Martin immediately called for all the petty cash slips. They had been signed by the CFO but the CEO’s conformation of receipt was  photostatted signature similar to the case above. Nearly R1m had been misappropriated in this manner.

This all happened in between 8.00 am and 9.00 am and, by the time the CFO arrived at work, Martin was sitting in the CEO’s office with all the evidence laid out on the boardroom table.

“If anything”, Martin said “It was distressing to see the hurt on the CEO’s face. He had trusted this man with his life for many years. I’m not sure he ever got over the shock of the deception and corruption of the human spirit.

Faced with the blatant truth the CFO could not deny his actions. He was put on immediate suspension and a formal dismissal process ensued.

The company never laid charges.
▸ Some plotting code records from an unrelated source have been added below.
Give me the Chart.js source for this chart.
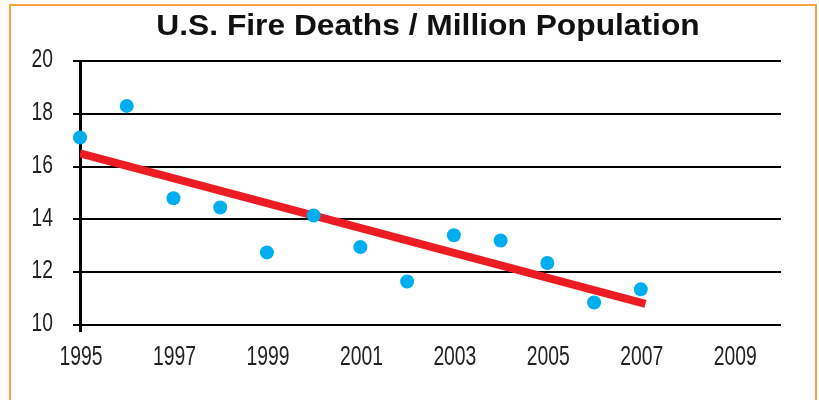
<!DOCTYPE html>
<html>
<head>
<meta charset="utf-8">
<script src="https://cdn.jsdelivr.net/npm/chart.js@4"></script>
<style>
    html, body { margin: 0; padding: 0; background: #fff; overflow: hidden; }
    #wrap { position: relative; width: 819px; height: 400px; }
    #frame {
        position: absolute; left: 9px; top: 4px; width: 808px; height: 420px;
        border: 2px solid #F9A53F; box-sizing: border-box; pointer-events: none;
    }
</style>
</head>
<body>
<div id="wrap">
    <canvas id="fire-chart" width="819" height="400"></canvas>
    <div id="frame"></div>
</div>
<script>
const chartTitle = 'U.S. Fire Deaths / Million Population';
const years = [1995, 1996, 1997, 1998, 1999, 2000, 2001, 2002, 2003, 2004, 2005, 2006, 2007];
const deathsPerMillion = [17.1, 18.3, 14.8, 14.45, 12.75, 14.15, 12.95, 11.65, 13.4, 13.2, 12.35, 10.85, 11.35];
const trendYears = [1995, 2007.1];
const trendValues = [16.5, 10.8];
const xTickLabels = [1995, 1997, 1999, 2001, 2003, 2005, 2007, 2009];
const yTickLabels = [10, 12, 14, 16, 18, 20];

const baseFont = "'Liberation Sans', Arial, sans-serif";

// the original text is squeezed sideways, so draw it with a horizontal scale
function drawSqueezed(ctx, text, x, y, font, sx, align) {
    ctx.save();
    ctx.font = font;
    ctx.textAlign = align;
    ctx.textBaseline = 'middle';
    ctx.translate(x, y);
    ctx.scale(sx, 1);
    ctx.fillText(text, 0, 0);
    ctx.restore();
}

const labelPlugin = {
    id: 'fireLabels',
    afterDraw(chart) {
        const ctx = chart.ctx;
        const xs = chart.scales.x;
        const ys = chart.scales.y;
        ctx.fillStyle = '#111';
        drawSqueezed(ctx, chartTitle, 428, 27, 'bold 29px ' + baseFont, 1.095, 'center');
        ctx.fillStyle = '#222';
        yTickLabels.forEach(v => {
            drawSqueezed(ctx, String(v), 53, ys.getPixelForValue(v) - 1, '26px ' + baseFont, 0.74, 'right');
        });
        xTickLabels.forEach(v => {
            drawSqueezed(ctx, String(v), xs.getPixelForValue(v) + 1, 357, '28px ' + baseFont, 0.69, 'center');
        });
    }
};

const ctx = document.getElementById('fire-chart').getContext('2d');
const fireChart = new Chart(ctx, {
    data: {
        datasets: [{
            type: 'scatter',
            label: 'Deaths',
            data: years.map((y, i) => ({ x: y, y: deathsPerMillion[i] })),
            backgroundColor: '#00AEEF',
            borderColor: '#00AEEF',
            pointRadius: 7,
            pointHoverRadius: 7,
            borderWidth: 0,
            clip: false,
            order: 1
        }, {
            type: 'line',
            label: 'Trend',
            data: trendYears.map((y, i) => ({ x: y, y: trendValues[i] })),
            borderColor: '#ED1C24',
            borderWidth: 8,
            borderCapStyle: 'butt',
            pointRadius: 0,
            fill: false,
            order: 2
        }]
    },
    options: {
        responsive: false,
        animation: false,
        events: [],
        layout: { padding: { left: 0, top: 61, right: 38, bottom: 0 } },
        plugins: {
            legend: { display: false },
            title: { display: false },
            tooltip: { enabled: false }
        },
        scales: {
            x: {
                type: 'linear',
                min: 1995,
                max: 2010,
                afterBuildTicks: s => { s.ticks = xTickLabels.map(v => ({ value: v })); },
                afterFit: s => { s.height = 75; },
                grid: {
                    drawOnChartArea: false,
                    drawTicks: true,
                    tickLength: 7,
                    lineWidth: 3,
                    color: c => (c.tick && c.tick.value === 1995 ? '#000' : 'rgba(0,0,0,0)')
                },
                border: { display: false },
                ticks: { display: false }
            },
            y: {
                min: 10,
                max: 20,
                afterBuildTicks: s => { s.ticks = yTickLabels.map(v => ({ value: v })); },
                afterFit: s => { s.width = 80; },
                grid: {
                    color: '#000',
                    lineWidth: 2,
                    drawTicks: true,
                    tickLength: 7
                },
                border: { display: true, color: '#000', width: 3 },
                ticks: { display: false }
            }
        }
    },
    plugins: [labelPlugin]
});
</script>
</body>
</html>
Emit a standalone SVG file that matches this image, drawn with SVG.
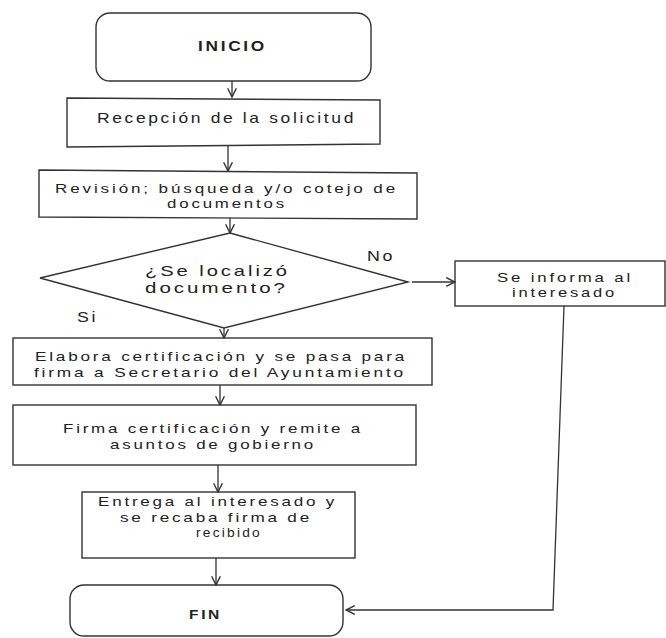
<svg xmlns="http://www.w3.org/2000/svg" width="666" height="638" viewBox="0 0 666 638">
<defs>
<marker id="ah" viewBox="0 0 10 10" refX="9" refY="5" markerWidth="11" markerHeight="11" markerUnits="userSpaceOnUse" orient="auto">
<path d="M1,1 L9,5 L1,9" fill="none" stroke="#333" stroke-width="1.3"/>
</marker>
<style>
.b{fill:#fff;stroke:#333;stroke-width:1.4}
.t{font-family:"Liberation Sans",Arial,sans-serif;fill:#222;letter-spacing:2.2px}
.bold{font-weight:bold}
.c{fill:none;stroke:#333;stroke-width:1.3}
</style>
</defs>
<rect width="666" height="638" fill="#fff"/>
<g id="inicio">
<rect class="b" x="96" y="13" width="275" height="68" rx="14"/>
<text class="t bold" x="198" y="51" font-size="14" textLength="69" lengthAdjust="spacingAndGlyphs">INICIO</text>
</g>
<g id="recepcion">
<path class="b" d="M67,98 L380,100 L380,144 L67,147 Z"/>
<text class="t" x="97" y="123" font-size="14.5" textLength="259" lengthAdjust="spacingAndGlyphs">Recepción de la solicitud</text>
</g>
<g id="revision">
<path class="b" d="M39,170 L417,173 L417,219 L39,217 Z"/>
<text class="t" x="55" y="193" font-size="13" textLength="343" lengthAdjust="spacingAndGlyphs">Revisión; búsqueda y/o cotejo de</text>
<text class="t" x="167" y="208" font-size="13" textLength="120" lengthAdjust="spacingAndGlyphs">documentos</text>
</g>
<g id="decision">
<polygon class="b" points="230,233 408,282 224,328 40,278"/>
<text class="t" x="145" y="276" font-size="15" textLength="145" lengthAdjust="spacingAndGlyphs">¿Se localizó</text>
<text class="t" x="145" y="293" font-size="15" textLength="143" lengthAdjust="spacingAndGlyphs">documento?</text>
</g>
<g id="informa">
<rect class="b" x="455" y="261" width="210" height="45"/>
<text class="t" x="497" y="282" font-size="13" textLength="136" lengthAdjust="spacingAndGlyphs">Se informa al</text>
<text class="t" x="512" y="297" font-size="13" textLength="105" lengthAdjust="spacingAndGlyphs">interesado</text>
</g>
<g id="elabora">
<rect class="b" x="13" y="338" width="419" height="47"/>
<text class="t" x="35" y="361" font-size="13.5" textLength="372" lengthAdjust="spacingAndGlyphs">Elabora certificación y se pasa para</text>
<text class="t" x="34" y="376.5" font-size="13.5" textLength="372" lengthAdjust="spacingAndGlyphs">firma a Secretario del Ayuntamiento</text>
</g>
<g id="firma">
<rect class="b" x="13" y="405" width="403" height="60"/>
<text class="t" x="63" y="433" font-size="13.5" textLength="300" lengthAdjust="spacingAndGlyphs">Firma certificación y remite a</text>
<text class="t" x="110" y="448.5" font-size="13.5" textLength="206" lengthAdjust="spacingAndGlyphs">asuntos de gobierno</text>
</g>
<g id="entrega">
<rect class="b" x="82" y="492" width="273" height="66"/>
<text class="t" x="98" y="506" font-size="13.5" textLength="239" lengthAdjust="spacingAndGlyphs">Entrega al interesado y</text>
<text class="t" x="120" y="521.5" font-size="13.5" textLength="192" lengthAdjust="spacingAndGlyphs">se recaba firma de</text>
<text class="t" x="196" y="537" font-size="13.5" textLength="66" lengthAdjust="spacingAndGlyphs">recibido</text>
</g>
<g id="fin">
<rect class="b" x="70" y="585" width="273" height="51" rx="14"/>
<text class="t bold" x="189" y="619" font-size="13" textLength="33" lengthAdjust="spacingAndGlyphs">FIN</text>
</g>
<g id="connectors">
<line class="c" x1="232" y1="81" x2="232" y2="97" marker-end="url(#ah)"/>
<line class="c" x1="228" y1="146" x2="228" y2="171" marker-end="url(#ah)"/>
<line class="c" x1="230" y1="218" x2="230" y2="233" marker-end="url(#ah)"/>
<line class="c" x1="224" y1="328" x2="224" y2="338" marker-end="url(#ah)"/>
<line class="c" x1="412" y1="282" x2="455" y2="282" marker-end="url(#ah)"/>
<line class="c" x1="220" y1="385" x2="220" y2="405" marker-end="url(#ah)"/>
<line class="c" x1="218" y1="465" x2="218" y2="492" marker-end="url(#ah)"/>
<line class="c" x1="216" y1="558" x2="216" y2="585" marker-end="url(#ah)"/>
<polyline class="c" points="564,306 553,610 346,610" marker-end="url(#ah)"/>
</g>
<g id="labels">
<text class="t" x="367" y="261" font-size="15" textLength="28" lengthAdjust="spacingAndGlyphs">No</text>
<text class="t" x="77" y="322" font-size="15" textLength="21" lengthAdjust="spacingAndGlyphs">Si</text>
</g>
</svg>
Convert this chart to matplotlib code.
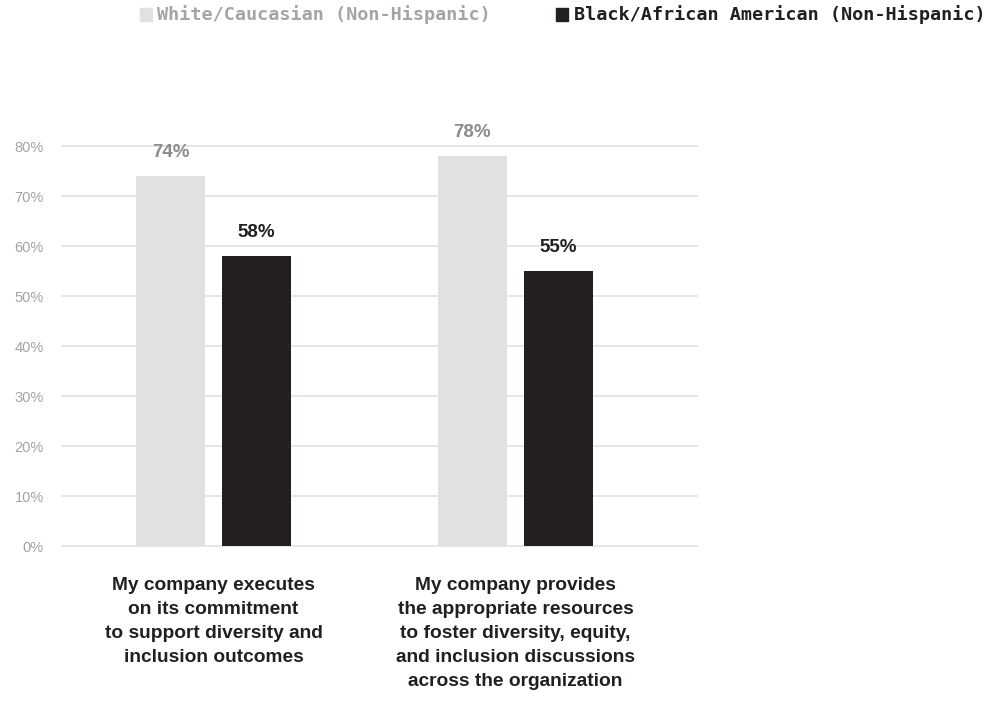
import matplotlib
matplotlib.use("Agg")
import matplotlib.pyplot as plt
from matplotlib.patches import Rectangle

categories = [
    "My company executes\non its commitment\nto support diversity and\ninclusion outcomes",
    "My company provides\nthe appropriate resources\nto foster diversity, equity,\nand inclusion discussions\nacross the organization",
]
series_names = ["White/Caucasian (Non-Hispanic)", "Black/African American (Non-Hispanic)"]
white_values = [74, 78]
black_values = [58, 55]
yticks = [0, 10, 20, 30, 40, 50, 60, 70, 80]

light = "#e0e1e3"
dark = "#231f20"
grid_c = "#e2e2e2"
tick_c = "#a3a3a3"
label_gray = "#8c8c8c"

W, H = 990, 705
fig = plt.figure(figsize=(W / 100, H / 100), dpi=100)
ax = fig.add_axes([62 / W, (H - 546) / H, (697 - 62) / W, (546 - 146) / H])

x = [0, 1]
bw = 0.2285
off = 0.1424
sans = ["Liberation Sans", "DejaVu Sans"]

b1 = ax.bar([i - off for i in x], white_values, width=bw, color=light, zorder=2)
b2 = ax.bar([i + off for i in x], black_values, width=bw, color=dark, zorder=2)

for bars, vals, col in ((b1, white_values, label_gray), (b2, black_values, dark)):
    for rect, v in zip(bars, vals):
        ax.annotate(f"{v}%", (rect.get_x() + rect.get_width() / 2, v),
                    xytext=(0, 11), textcoords="offset points",
                    ha="center", va="bottom", fontsize=13.5, fontweight="bold",
                    color=col, family=sans, annotation_clip=False)

ax.set_xlim(-0.502, 1.601)
ax.set_ylim(0, 80)
ax.set_yticks(yticks)
ax.set_yticklabels([f"{t}%" for t in yticks], color=tick_c, fontsize=10.5,
                   family=sans)
ax.tick_params(axis="y", length=0, pad=13)
ax.set_xticks([])
for t in yticks:
    ax.axhline(t, color=grid_c, lw=1.2, zorder=1, clip_on=False)
for s in ax.spines.values():
    s.set_visible(False)

for i, cat in zip(x, categories):
    ax.annotate(cat, (i, 0), xytext=(0, -22), textcoords="offset points",
                ha="center", va="top", fontsize=13.8, fontweight="bold",
                color=dark, family=sans, linespacing=1.54,
                annotation_clip=False)

# legend row at the top of the figure
mono = ["DejaVu Sans Mono"]
fig.patches.append(Rectangle((140 / W, 1 - 21 / H), 12 / W, 13 / H,
                             transform=fig.transFigure, color=light))
fig.text(157 / W, 1 - 15 / H, series_names[0], ha="left", va="center",
         fontsize=13.3, fontweight="bold", color="#a5a5a5", family=mono)
fig.patches.append(Rectangle((556 / W, 1 - 21 / H), 12 / W, 13 / H,
                             transform=fig.transFigure, color=dark))
fig.text(574 / W, 1 - 15 / H, series_names[1], ha="left", va="center",
         fontsize=13.3, fontweight="bold", color=dark, family=mono)

fig.savefig("out.png", dpi=100, facecolor="white")
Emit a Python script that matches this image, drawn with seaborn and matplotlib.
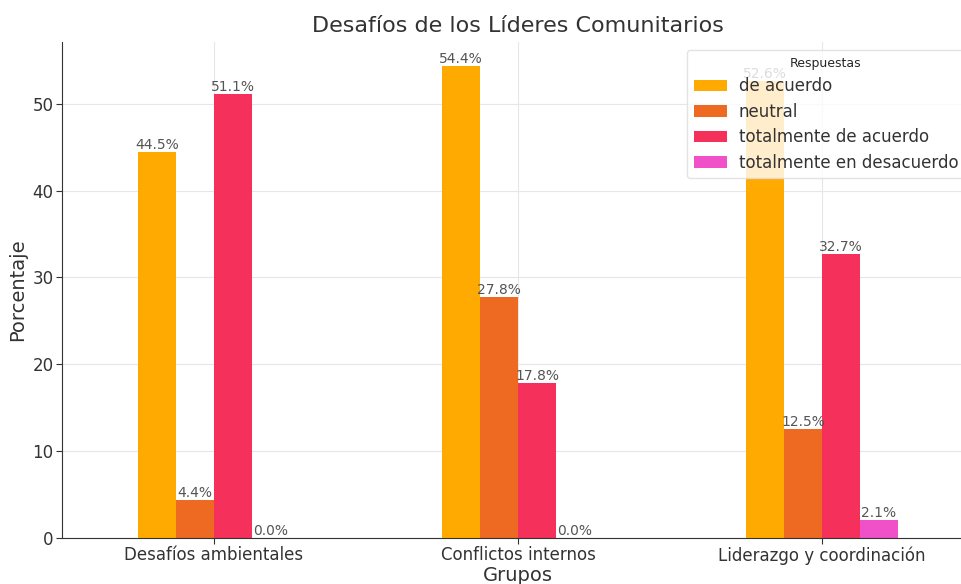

They recovered the missing funds plus interest from the CFO’s pension fund surplus.

Martins parting remark was “The sad part for me was that he never showed any remorse. I lost some of my faith in the human condition – the degree of his deviousness and skulduggery was appalling!”

It is important to note that. in general, people are not inclined to steal.  It is usually due to unforeseen circumstances.

Sudden medical expenses for a sick child or parent could create serious financial pressure. A spouse’s loss of a job could add to the problem but more often than not gambling or drugs are involved. Usually the fraudster would not think of stealing from the company, but desperate circumstances force them to take the risk. Once they find out how easy it is, it is difficult to stop. And then the defrauded sums build up quickly.

The moral of the story?

Always be questioning. Trusting is risky and dangerous. I’m not suggesting you become a bloodhound – just be vigilant.

A good place to start is to review your Employee Fidelity insurance policies. This type of cover is worthwhile as it protects the company against employee theft and fraud. Your internal controls can be impeccable but collusion will penetrate any good system – fraudulent collaboration cannot be ruled out and is usually the cause of most material frauds. (A lot of companies do not take this cover as it can be expensive – taking a higher excess, can bring the cost down substantially).

When it comes to fraud, the obvious areas to watch out for are inventory and hard cash. But the most popular method of fraud is usually to be found in the procurement system, largely through the payment of fictitious creditors. This is an area that the company is most vulnerable especially if it is a traditionally family owned business. In such cases you might find that the accountant has been there for many years and has built up enough credibility to be trusted implicitly – they rely on the fact that the underlying paperwork will not be properly checked.

In my experience I have discovered a number of frauds. But all pale into insignificance in comparison to the one described above.